Does Location Still Matter Most When You’re Searching for a New Home?

By Lauren Phillips | BETTER HOMES AND GARDENS

Does location still matter most? Should you remodel your home to suit your tastes, or for resale value? Are starter homes still a thing? We all have plenty of questions about the ever-changing world of real estate. In our Ask an Agent series, we’re partnering with experts at Better Homes & Gardens Real Estate to answer your biggest questions about finding, buying, and selling a home.

Take the first steps in any house shopping journey, and you’re bound to hear the phrase “location, location, location.” (In fact, if you hear it just once during your house hunt, count yourself lucky.) This oft-repeated saying emphasizes the importance of location when you’re searching for your next home, and it’s been around for ages. So does it still apply?

In our remote-work world, proximity to the nearest highway into the city or closeness to the office doesn’t matter the same way it once did.
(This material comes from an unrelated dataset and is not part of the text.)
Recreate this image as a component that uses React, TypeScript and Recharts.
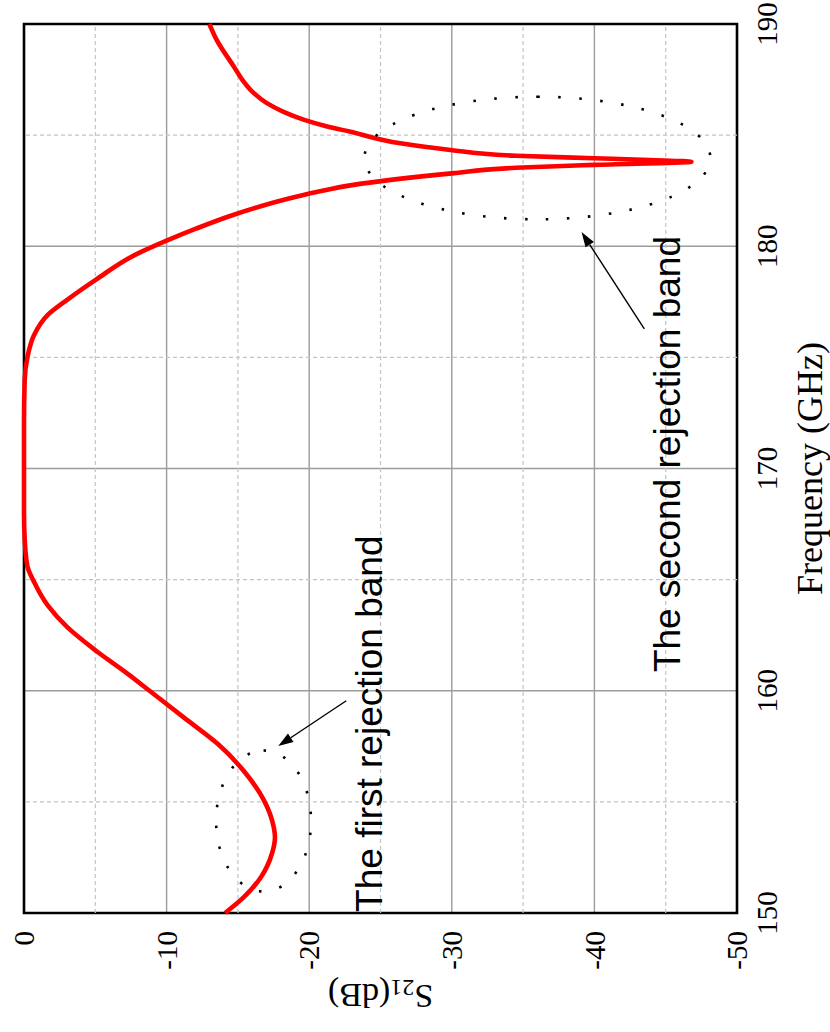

If you only work from home, you don’t need to consider your commute when house hunting; if you only go into the office two or three times a week, you might be more willing to deal with a stressful commute just a few days a week—instead of five—if it means you can live closer to your favorite hiking trail.

Proximity to grocery stores, restaurants, parks, and the other elements that make up a town or community can still make or break your enjoyment of your new home. With all these conflicting forces at play, we have to ask: Does location still need to be at the top of your wishlist?

Ask an Agent: Is Location Still the Most Important Thing to Consider When House Hunting?

Location is so important.

I always tell buyers to look at the three Ls—location, lot size, and layout—because you can’t change them. And so when you’re looking at big-picture investment, the first one is location. You can never change location.

Is the house on a busy street? Does it back up to a Walmart parking lot? That will never change. Sometimes you even have to look at what’s going to happen behind the house. What does the city have planned? That might be a green belt now, but not in the future.

The three Ls are essential. You can go in and change carpet and remodel the kitchen, but you can’t choose a lot size. In the layout, you’re not going to change the footprint of the house. And you can’t change the location. You can’t change those basics of the house. That is what it is.